Technical Papers and Presentations

A pressurizer is a specialized vessel used to regulate pressure in the primary coolant loop of pressurized light water nuclear reactors (PWRs). During normal operation heat lost to the surrounding environment is replaced by heating coils in the pressurizer tank to maintain system pressure. It is important that coolant pressure in the plant’s primary loop remain high enough to prevent the formation of vapor bubbles (voids) which affect the heat output of nuclear fuel in the reactor core. Additionally, in severe accident scenarios where it is assumed that coolant circulation ceases due to a loss of grid power, the volumetric capacity of the pressurizer in part determines the minimum response time of back-up power generators (that is the speed with which they must restore coolant flow). Normally, the pressurizer operates at saturated conditions whereby it is filled with a liquid-vapor coolant mixture. When coolant circulation stops, pressure begins to rise gradually in the reactor core. As coolant in the reactor expands, the liquid level in the pressurizer rises. Once the pressurizer is nearly filled with liquid, system pressures rise dramatically, and irreversible system changes can occur such as damage to hydraulic components or activation of safety devices like rupture disks.

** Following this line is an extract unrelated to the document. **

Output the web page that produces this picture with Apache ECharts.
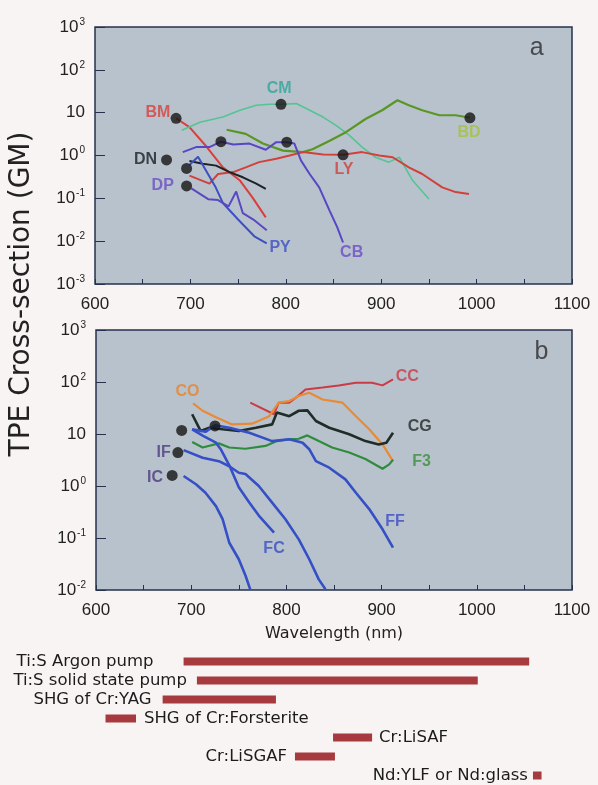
<!DOCTYPE html>
<html>
<head>
<meta charset="utf-8">
<script src="https://cdn.jsdelivr.net/npm/echarts@6/dist/echarts.min.js"></script>
<style>
html,body{margin:0;padding:0;background:#f8f4f3;}
#main{width:598px;height:785px;}
</style>
</head>
<body>
<div id="main"></div>
<script>
// panel a curves: [wavelength nm, TPE cross-section GM]
var bmA = [[685,7.4],[699,4.6],[717,1.6],[734,0.53],[752,0.26],[765,0.105],[779,0.036]];
var cmA = [[691,3.9],[710,6.0],[734,7.9],[752,11.4],[769,14.9],[783,15.7],[795,15.7],[811,16.3],[825,11.4],[839,7.9],[853,5.0],[867,2.9],[880,1.57],[894,0.91],[908,0.70],[919,0.91],[933,0.26],[950,0.096]];
var bdA = [[738,4.0],[758,3.2],[776,1.9],[797,1.3],[818,1.2],[828,1.4],[846,2.2],[863,3.5],[884,7.2],[901,11.4],[917,19.5],[929,14.9],[943,11.4],[961,8.7],[978,8.7],[993,7.6]];
var lyA = [[699,0.34],[720,0.22],[729,0.37],[745,0.41],[758,0.53],[772,0.70],[790,0.84],[804,1.0],[818,1.2],[839,1.05],[860,1.04],[880,1.2],[898,1.0],[912,0.91],[929,0.53],[943,0.37],[964,0.18],[978,0.14],[992,0.126]];
var cbA = [[692,1.2],[706,1.57],[720,1.57],[732,2.1],[745,1.8],[762,1.9],[779,1.36],[790,2.05],[801,2.05],[809,1.9],[816,0.76],[825,0.37],[835,0.18],[846,0.051],[854,0.021],[860,0.0093]];
var dnA = [[699,0.74],[713,0.64],[727,0.58],[741,0.41],[755,0.31],[769,0.22],[779,0.166]];
var pyA = [[699,0.6],[708,0.93],[726,0.19],[734,0.078],[750,0.032],[767,0.013],[780,0.0089]];
var dpA = [[701,0.17],[719,0.095],[729,0.091],[740,0.065],[748,0.145],[755,0.045],[766,0.032],[780,0.018]];
var dotsA = [[685,7.4],[795,15.7],[993,7.6],[860,1.04],[732,2.1],[801,2.05],[675,0.79],[696,0.50],[696,0.195]];

// panel b curves
var ccB = [[762,40],[787,24],[792,40],[803,40],[810,50],[820,72],[838,78],[855,86],[873,97],[890,97],[901,86],[912,112]];
var coB = [[702,39],[712,28],[726,21],[743,15.3],[764,15.8],[782,22],[792,40],[803,43],[813,54],[824,62],[838,46],[859,40],[873,22],[887,12.3],[901,6.3],[912,3.0]];
var cgB = [[701,24],[710,11.4],[719,13.2],[733,12.3],[750,11.4],[768,13.2],[785,15.3],[790,26],[803,22],[813,28],[822,28.5],[831,17.8],[845,13.2],[866,9.9],[883,7.3],[897,6.3],[905,6.8],[912,10.6]];
var f3B = [[701,7.0],[712,5.5],[729,6.6],[740,5.5],[757,5.2],[778,5.9],[790,7.3],[803,7.9],[813,8.1],[822,9.4],[834,7.3],[848,5.5],[866,4.4],[883,3.3],[901,2.15],[908,2.6],[912,3.2]];
var ffB = [[701,12.3],[715,11],[725,14.7],[740,13.2],[761,10.6],[785,7.3],[803,7.9],[817,6.8],[824,5.1],[831,3.0],[845,2.25],[862,1.34],[873,0.74],[887,0.36],[901,0.147],[912,0.065]];
var fcB = [[701,12.3],[713,9.1],[726,6.8],[731,5.1],[740,2.5],[750,0.95],[761,0.48],[771,0.27],[787,0.127]];
var ifB = [[692,4.9],[712,3.5],[729,3.0],[740,2.4],[750,1.8],[757,1.7],[771,1.0],[785,0.48],[799,0.23],[813,0.094],[824,0.039],[834,0.016],[841,0.0103]];
var icB = [[692,1.56],[705,1.08],[715,0.74],[726,0.41],[733,0.23],[740,0.081],[750,0.039],[757,0.019],[762,0.0103]];
var dotsB = [[690,11.7],[725,14.3],[686,4.4],[680,1.6]];

// curve names placed at [wavelength, GM]
var labelsA = [['BM',666,9.8],['CM',793,37],['BD',992,3.5],['DN',653,0.81],['DP',671,0.2],['LY',861,0.46],['PY',794,0.0072],['CB',869,0.0055]];
var labelsB = [['CC',927,126],['CO',696,65],['CG',940,14],['F3',942,2.9],['IF',671,4.4],['IC',662,1.45],['FC',787,0.063],['FF',914,0.21]];

// laser tuning ranges (nm)
var lasers = ['Ti:S Argon pump','Ti:S solid state pump','SHG of Cr:YAG','SHG of Cr:Forsterite','Cr:LiSAF','Cr:LiSGAF','Nd:YLF or Nd:glass'];
var laserStart = [692,706,670,610,849,809,1059];
var laserEnd = [1055,1001,789,642,890,851,1068];
var laserLabelSide = ['left','left','left','right','right','left','left'];
var laserLabelGap = [30,10,11,8,7,8,5];

var colors = {
  BM:'#d8403c', CM:'#55c493', BD:'#5a9624', LY:'#d2403a', CB:'#5747c4', DN:'#1e2226', PY:'#3d50c2', DP:'#5a48c2',
  CC:'#cc3b45', CO:'#e98a35', CG:'#1f2c27', F3:'#2f8c3d', FF:'#3550c6', FC:'#3550c6', IF:'#3550c6', IC:'#3550c6'
};
var labelColors = {
  BM:'#d8403c', CM:'#2fa597', BD:'#a4c23a', DN:'#1b1f24', DP:'#6a4cc6', LY:'#d13f3a', PY:'#3d4fc0', CB:'#6b4bc6',
  CC:'#cc3b45', CO:'#e6852f', CG:'#1f2a26', F3:'#3a8f3a', IF:'#4e3b80', IC:'#4e3b80', FC:'#3a4cc4', FF:'#3a4cc4'
};

var curves = [
  ['BM',bmA,0,2],['CM',cmA,0,1.6],['BD',bdA,0,2.2],['LY',lyA,0,2],['CB',cbA,0,2],['DN',dnA,0,2],['PY',pyA,0,2],['DP',dpA,0,2],
  ['CC',ccB,1,2],['CO',coB,1,2.2],['CG',cgB,1,2.6],['F3',f3B,1,2.2],['FF',ffB,1,2.6],['FC',fcB,1,2.6],['IF',ifB,1,2.6],['IC',icB,1,2.6]
];

var border = '#26324d';
var font = 'Liberation Sans, Arial, sans-serif';
var wide = 'DejaVu Sans, sans-serif';

function xAx(i, extra) {
  var a = {
    gridIndex: i, type: 'value', min: 600, max: 1100, interval: 50,
    axisLine: {show: false},
    axisTick: {inside: true, length: 5, lineStyle: {color: border}},
    axisLabel: {fontSize: 17, color: '#222', margin: 12, formatter: function (v) { return v % 100 === 0 ? v : ''; }},
    splitLine: {show: false}
  };
  return Object.assign(a, extra || {});
}
function yAx(i, min, split) {
  return {
    gridIndex: i, type: 'log', logBase: 10, min: min, max: 1000, splitNumber: split,
    axisLine: {show: false},
    axisTick: {inside: true, length: 10, lineStyle: {color: border}},
    splitLine: {show: false},
    axisLabel: {
      color: '#222', fontSize: 17, margin: 10,
      formatter: function (v) {
        var e = Math.round(Math.log10(v));
        return e === 1 ? '10' : '10{sup|' + e + '}';
      },
      rich: {sup: {fontSize: 10, color: '#222', verticalAlign: 'top', padding: [0, 0, 10, 1]}}
    }
  };
}

var series = [];
curves.forEach(function (c) {
  series.push({
    type: 'line', name: c[0], data: c[1], xAxisIndex: c[2], yAxisIndex: c[2],
    showSymbol: false, silent: true, z: 2,
    lineStyle: {color: colors[c[0]], width: c[3]}
  });
});
[dotsA, dotsB].forEach(function (d, i) {
  series.push({
    type: 'scatter', data: d, xAxisIndex: i, yAxisIndex: i, symbolSize: 11, z: 5,
    itemStyle: {color: '#141414'}
  });
});
[labelsA, labelsB].forEach(function (L, i) {
  series.push({
    type: 'scatter', xAxisIndex: i, yAxisIndex: i, symbolSize: 0, z: 6,
    data: L.map(function (l) {
      return {value: [l[1], l[2]], name: l[0], label: {color: labelColors[l[0]]}};
    }),
    label: {show: true, position: 'inside', formatter: '{b}', fontSize: 16, fontWeight: 'bold', fontFamily: font}
  });
});
// panel letters
series.push({
  type: 'scatter', xAxisIndex: 0, yAxisIndex: 0, symbolSize: 0,
  data: [{value: [1063, 320], name: 'a'}],
  label: {show: true, position: 'inside', formatter: '{b}', fontSize: 25, color: '#2a2a2a'}
});
series.push({
  type: 'scatter', xAxisIndex: 1, yAxisIndex: 1, symbolSize: 0,
  data: [{value: [1068, 372], name: 'b'}],
  label: {show: true, position: 'inside', formatter: '{b}', fontSize: 25, color: '#2a2a2a'}
});
// laser ranges as floating bars
series.push({
  type: 'bar', xAxisIndex: 2, yAxisIndex: 2, stack: 'r', barWidth: 8, silent: true,
  itemStyle: {color: 'transparent'}, data: laserStart
});
series.push({
  type: 'bar', xAxisIndex: 2, yAxisIndex: 2, stack: 'r', barWidth: 8, silent: true,
  itemStyle: {color: '#a63a3e'},
  data: laserEnd.map(function (e, k) {
    return {value: e - laserStart[k], label: {position: laserLabelSide[k], distance: laserLabelGap[k]}};
  }),
  label: {show: true, fontSize: 16.5, color: '#1c1c1c', fontFamily: wide,
    formatter: function (p) { return lasers[p.dataIndex]; }}
});

var gridStyle = {show: true, backgroundColor: '#b8c2cc', borderColor: border, borderWidth: 1.5};
var option = {
  backgroundColor: '#f8f4f3',
  animation: false,
  textStyle: {fontFamily: font},
  grid: [
    Object.assign({left: 95, right: 26, top: 27, height: 257}, gridStyle),
    Object.assign({left: 96, right: 26, top: 330, height: 260}, gridStyle),
    {left: 96, right: 26, top: 652, height: 133}
  ],
  xAxis: [
    xAx(0),
    xAx(1, {name: 'Wavelength (nm)', nameLocation: 'middle', nameGap: 36,
      nameTextStyle: {fontSize: 16, color: '#222', fontFamily: wide}}),
    {gridIndex: 2, type: 'value', min: 600, max: 1100, show: false}
  ],
  yAxis: [
    yAx(0, 0.001, 6),
    yAx(1, 0.01, 5),
    {gridIndex: 2, type: 'category', data: lasers, inverse: true, show: false}
  ],
  graphic: [{
    type: 'text', x: 22, y: 294, rotation: Math.PI / 2,
    style: {text: 'TPE Cross-section (GM)', fontSize: 28, fontFamily: wide, fill: '#222',
      align: 'center', verticalAlign: 'middle', textAlign: 'center', textVerticalAlign: 'middle'}
  }],
  series: series
};

var myChart = echarts.init(document.getElementById('main'));
myChart.setOption(option);
</script>
</body>
</html>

In order to prevent such scenarios, the pressurizer may be sized with sufficient capacity to accommodate coolant expansion during a loss of grid power allowing backup systems to restore power and coolant flow.

This paper presents a computational fluid dynamics (CFD) model of a nuclear reactor core and uses a multi-scaled approach to estimate the relationship between the size of the pressurizer and the required response time of backup generators to restore coolant flow.